Seventy Faces of Torah Marriage Equality: Monogamy and Metaphor
“No union is more profound than marriage, for it embodies the highest ideals of love, fidelity, devotion, sacrifice and family. In forming a marital union, two people become something greater than once they were.
As some of the petitioners in these cases demonstrate, marriage embodies a love that may endure even past death. It would misunderstand these men and women to say they disrespect the idea of marriage. Their plea is that they do respect it, respect it so deeply that they seek to find its fulfillment for themselves. Their hope is not to be condemned to live in loneliness, excluded from one of civilization’s oldest institutions.”
These are the extraordinary words of Supreme Court Justice Anthony Kennedy, affirming and establishing the constitutional right to marriage equality in the United States. These words are now posted on my office door in Jerusalem. They ring with prophetic justice and vision; they echo, for me, a deep religious belief. And I could not help but think of them as I read this week’s Torah portion, Va’etchanan.
Marriage has often been a metaphor for the relationship between God and the Israelites — later, the Jewish people — beginning in the biblical text, and evolving in rabbinic literature and later in mystical literature. We, the children of Israel, the Jewish people, seek this union, based on “the highest ideals of love, fidelity, devotion, sacrifice and family” — including a variety of families, all built on love and commitment.
Parashat Va’etchanan is rich with passion and urgency. These are among Moses’ final words to his flock. This is true of the entire book of Deuteronomy, but Va’etchanan has the best “sound bites” and the most powerful passages. It includes the “watchword of our faith,” the Sh’ma (“Listen o Israel, the ‘Lord’ our God is One”); the words of the “Ve’ahavta” prayer; and the Ten Commandments.
It is as if Moses is pleading: If you take anything with you into the Land of Israel, take God’s Oneness, take love for this God and this God’s teachings, and take these 10 core commandments that are the basis of ethical behavior. Because you are in this relationship with God, and yes, it is like a marriage. Moses does not use this word per se, but again and again he asks the children of Israel to listen to, to love, to commit to this One God. The words sh’ma, “listen,” and re’eh, “see,” appear again and again.
Moses is saying, in essence: Be monogamous! This is a long haul, with ups and downs. Do not run after other gods, be steadfast, trust this God. This is a God of history, of justice, of compassion — and that is exactly what this God wants from you!
In this era of rampant divorce and multiple marriages, one can become cynical. Why would anybody choose marriage in the 21st century? The same might be said for sticking with your own religion tradition. And yet, there is something about both marriage and religion that still tugs, that still gives us hope and meaning and order.
In Va’etchanan — which literally means “I pleaded” — Moses pleaded with God one more time to take the Israelites into the Promised Land. No, God wants Moses to make a case for this covenant between God and the Israelites, without his presence in the Holy Land.
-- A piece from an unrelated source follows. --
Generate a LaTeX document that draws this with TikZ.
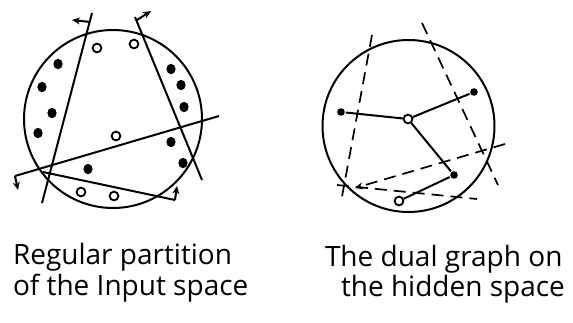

Joshua will now have the task of keeping the Israelites on the path to the One God, in a land of many temptations and many diversions.
“Two people become something greater than once they were.” This is indeed the essence of a committed, monogamous relationship, each bound to the other for something beyond themselves, in time and space. This too is the essence of religious community, the nature of a group joined together for a greater and long lasting good.
“They ask for equal dignity in the eyes of the law.” This appeal indeed captures our Jewish tradition. Starting with Genesis, the God of Israel has created all human beings in God’s image. The potential is there. And while not all of us behave as if we are walking in God’s image, that was the divine intention. If God is One, as Moses captures so succinctly, then in God’s Oneness, all are equal; regardless of gender, race, ethnicity, nation, or sexual orientation.
The Hebrew Bible is not egalitarian or democratic in 21st-century terms. It is rife with violence, prejudice and patriarchy. And yet, we get glimpses, precious insights of what might be, what could be, as generations of living with biblical interpretation unfold. We struggle with much of the text; we try to reconcile, harmonize and at times embrace what our ancestors could not understand.
Those who originally wrote down and heard the words of the biblical text would not necessarily embrace the recent Supreme Court ruling. But there are enough passages and portions, enough encapsulations of values and aspirations, that allow me and others to remain Jews of complete faith in the One God of justice and compassion. Va’etchanan gives us some of those passages, and perhaps a rudimentary roadmap for applying them: one in which the models of covenant and marriage are at the center.
Luckily and thankfully — and I dare say, thank God — in the U.S., all couples can now have all the benefits and responsibilities of marriage regardless of the individuals’ genders. In the final words of Kennedy’s majority opinion: “The Constitution grants them that right. The judgment of the Court of Appeals for the Sixth Circuit is reversed. It is so ordered.” Amen, halleluyah — and let’s get back to work to spread freedom, equality and justice for more!
Rabbi Naamah Kelman is dean of Hebrew Union College Jewish Institute of Religion’s Jerusalem School. Previously, she served as associate dean.